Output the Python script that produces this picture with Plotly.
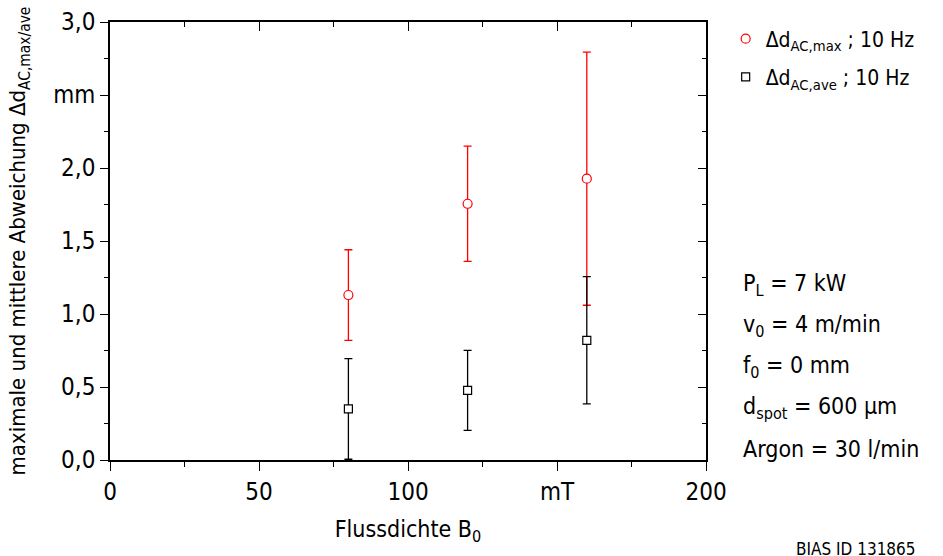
import plotly.graph_objects as go

# ---- data ----
flux = [80, 120, 160]                      # Flussdichte B0 in mT
dmax = [1.13, 1.755, 1.927]                # Δd_AC,max in mm
dmax_err = [0.31, 0.395, 0.867]
dave = [0.35, 0.477, 0.82]                 # Δd_AC,ave in mm
dave_err = [0.345, 0.274, 0.436]

x_tickvals = [0, 50, 100, 150, 200]
x_ticktext = ["0", "50", "100", "mT", "200"]
y_tickvals = [0, 0.5, 1.0, 1.5, 2.0, 2.5, 3.0]
y_ticktext = ["0,0", "0,5", "1,0", "1,5", "2,0", "mm", "3,0"]

series_names = ["Δd<sub>AC,max</sub> ; 10 Hz", "Δd<sub>AC,ave</sub> ; 10 Hz"]

params = ["P<sub>L</sub> = 7 kW", "v<sub>0</sub> = 4 m/min", "f<sub>0</sub> = 0 mm",
          "d<sub>spot</sub> = 600 µm", "Argon = 30 l/min"]

FONT = "DejaVu Sans Condensed"

fig = go.Figure()
fig.add_trace(go.Scatter(
    x=flux, y=dmax, mode="markers", name=series_names[0], legendgroup="max",
    marker=dict(symbol="circle", size=9, color="white", line=dict(color="#ff0000", width=1.2)),
    error_y=dict(type="data", array=dmax_err, color="#ff0000", thickness=1.3, width=4),
))
fig.add_trace(go.Scatter(
    x=flux, y=dave, mode="markers", name=series_names[1], legendgroup="ave",
    marker=dict(symbol="square", size=8, color="white", line=dict(color="black", width=1.2)),
    error_y=dict(type="data", array=dave_err, color="black", thickness=1.3, width=4),
))
fig.add_trace(go.Scatter(x=[], y=[], xaxis="x2", yaxis="y2", showlegend=False, hoverinfo="skip"))

axis_common = dict(showline=True, linecolor="black", linewidth=1.6, showgrid=False,
                   zeroline=False, tickcolor="black", tickwidth=1.4, automargin=False,
                   tickfont=dict(family=FONT, size=24, color="black"))

fig.update_layout(
    width=943, height=556,
    margin=dict(l=110, r=237, t=22, b=96),
    paper_bgcolor="white", plot_bgcolor="white",
    font=dict(family=FONT, color="black"),
    xaxis=dict(range=[0, 200], tickvals=x_tickvals, ticktext=x_ticktext,
               ticks="outside", ticklen=9,
               minor=dict(dtick=25, ticks="outside", ticklen=5, tickcolor="black", tickwidth=1.4),
               title=dict(text="Flussdichte B<sub>0</sub>", font=dict(family=FONT, size=23), standoff=16),
               **axis_common),
    yaxis=dict(range=[0, 3], tickvals=y_tickvals, ticktext=y_ticktext,
               ticks="outside", ticklen=8,
               minor=dict(dtick=0.25, ticks="outside", ticklen=4, tickcolor="black", tickwidth=1.4),
               **axis_common),
    xaxis2=dict(range=[0, 200], overlaying="x", side="top", tickvals=x_tickvals,
                showticklabels=False, ticks="inside", ticklen=9,
                minor=dict(dtick=25, ticks="inside", ticklen=5, tickcolor="black", tickwidth=1.4),
                **axis_common),
    yaxis2=dict(range=[0, 3], overlaying="y", side="right", tickvals=y_tickvals,
                showticklabels=False, ticks="inside", ticklen=8,
                minor=dict(dtick=0.25, ticks="inside", ticklen=4, tickcolor="black", tickwidth=1.4),
                **axis_common),
    legend=dict(x=1.033, y=1.008, xanchor="left", yanchor="top",
                font=dict(family=FONT, size=21, color="black"),
                bgcolor="rgba(0,0,0,0)", itemwidth=30, tracegroupgap=8),
)

# y-axis title (placed as annotation for exact position)
fig.add_annotation(text="maximale und mittlere Abweichung Δd<sub>AC,max/ave</sub>",
                   xref="paper", yref="paper", x=-0.152, y=0.5, textangle=-90,
                   xanchor="center", yanchor="middle", showarrow=False,
                   font=dict(family=FONT, size=22, color="black"))

for i, txt in enumerate(params):
    fig.add_annotation(text=txt, xref="paper", yref="paper", x=1.058, y=0.40 - i * 0.094,
                       xanchor="left", yanchor="middle", showarrow=False,
                       font=dict(family=FONT, size=23, color="black"))

fig.add_annotation(text="BIAS ID 131865", xref="paper", yref="paper", x=1.355, y=-0.203,
                   xanchor="right", yanchor="middle", showarrow=False,
                   font=dict(family=FONT, size=17, color="black"))

fig.write_html("out.html", config={"displayModeBar": False},
               post_script="document.body.style.margin='0';document.body.style.overflow='hidden';")
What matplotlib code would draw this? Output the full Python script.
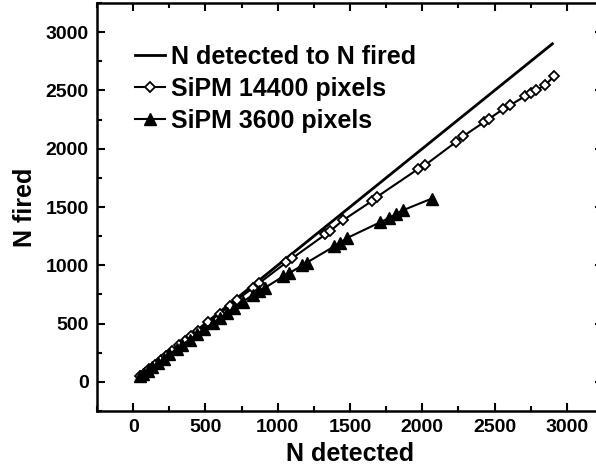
____________________
Write out the entries again, exactly as given, skipping any images.

Output the Python script that produces this picture with Plotly.
import plotly.graph_objects as go

# ---- data ----
flux = [80, 120, 160]                      # Flussdichte B0 in mT
dmax = [1.13, 1.755, 1.927]                # Δd_AC,max in mm
dmax_err = [0.31, 0.395, 0.867]
dave = [0.35, 0.477, 0.82]                 # Δd_AC,ave in mm
dave_err = [0.345, 0.274, 0.436]

x_tickvals = [0, 50, 100, 150, 200]
x_ticktext = ["0", "50", "100", "mT", "200"]
y_tickvals = [0, 0.5, 1.0, 1.5, 2.0, 2.5, 3.0]
y_ticktext = ["0,0", "0,5", "1,0", "1,5", "2,0", "mm", "3,0"]

series_names = ["Δd<sub>AC,max</sub> ; 10 Hz", "Δd<sub>AC,ave</sub> ; 10 Hz"]

params = ["P<sub>L</sub> = 7 kW", "v<sub>0</sub> = 4 m/min", "f<sub>0</sub> = 0 mm",
          "d<sub>spot</sub> = 600 µm", "Argon = 30 l/min"]

FONT = "DejaVu Sans Condensed"

fig = go.Figure()
fig.add_trace(go.Scatter(
    x=flux, y=dmax, mode="markers", name=series_names[0], legendgroup="max",
    marker=dict(symbol="circle", size=9, color="white", line=dict(color="#ff0000", width=1.2)),
    error_y=dict(type="data", array=dmax_err, color="#ff0000", thickness=1.3, width=4),
))
fig.add_trace(go.Scatter(
    x=flux, y=dave, mode="markers", name=series_names[1], legendgroup="ave",
    marker=dict(symbol="square", size=8, color="white", line=dict(color="black", width=1.2)),
    error_y=dict(type="data", array=dave_err, color="black", thickness=1.3, width=4),
))
fig.add_trace(go.Scatter(x=[], y=[], xaxis="x2", yaxis="y2", showlegend=False, hoverinfo="skip"))

axis_common = dict(showline=True, linecolor="black", linewidth=1.6, showgrid=False,
                   zeroline=False, tickcolor="black", tickwidth=1.4, automargin=False,
                   tickfont=dict(family=FONT, size=24, color="black"))

fig.update_layout(
    width=943, height=556,
    margin=dict(l=110, r=237, t=22, b=96),
    paper_bgcolor="white", plot_bgcolor="white",
    font=dict(family=FONT, color="black"),
    xaxis=dict(range=[0, 200], tickvals=x_tickvals, ticktext=x_ticktext,
               ticks="outside", ticklen=9,
               minor=dict(dtick=25, ticks="outside", ticklen=5, tickcolor="black", tickwidth=1.4),
               title=dict(text="Flussdichte B<sub>0</sub>", font=dict(family=FONT, size=23), standoff=16),
               **axis_common),
    yaxis=dict(range=[0, 3], tickvals=y_tickvals, ticktext=y_ticktext,
               ticks="outside", ticklen=8,
               minor=dict(dtick=0.25, ticks="outside", ticklen=4, tickcolor="black", tickwidth=1.4),
               **axis_common),
    xaxis2=dict(range=[0, 200], overlaying="x", side="top", tickvals=x_tickvals,
                showticklabels=False, ticks="inside", ticklen=9,
                minor=dict(dtick=25, ticks="inside", ticklen=5, tickcolor="black", tickwidth=1.4),
                **axis_common),
    yaxis2=dict(range=[0, 3], overlaying="y", side="right", tickvals=y_tickvals,
                showticklabels=False, ticks="inside", ticklen=8,
                minor=dict(dtick=0.25, ticks="inside", ticklen=4, tickcolor="black", tickwidth=1.4),
                **axis_common),
    legend=dict(x=1.033, y=1.008, xanchor="left", yanchor="top",
                font=dict(family=FONT, size=21, color="black"),
                bgcolor="rgba(0,0,0,0)", itemwidth=30, tracegroupgap=8),
)

# y-axis title (placed as annotation for exact position)
fig.add_annotation(text="maximale und mittlere Abweichung Δd<sub>AC,max/ave</sub>",
                   xref="paper", yref="paper", x=-0.152, y=0.5, textangle=-90,
                   xanchor="center", yanchor="middle", showarrow=False,
                   font=dict(family=FONT, size=22, color="black"))

for i, txt in enumerate(params):
    fig.add_annotation(text=txt, xref="paper", yref="paper", x=1.058, y=0.40 - i * 0.094,
                       xanchor="left", yanchor="middle", showarrow=False,
                       font=dict(family=FONT, size=23, color="black"))

fig.add_annotation(text="BIAS ID 131865", xref="paper", yref="paper", x=1.355, y=-0.203,
                   xanchor="right", yanchor="middle", showarrow=False,
                   font=dict(family=FONT, size=17, color="black"))

fig.write_html("out.html", config={"displayModeBar": False},
               post_script="document.body.style.margin='0';document.body.style.overflow='hidden';")
What matplotlib code would draw this? Output the full Python script.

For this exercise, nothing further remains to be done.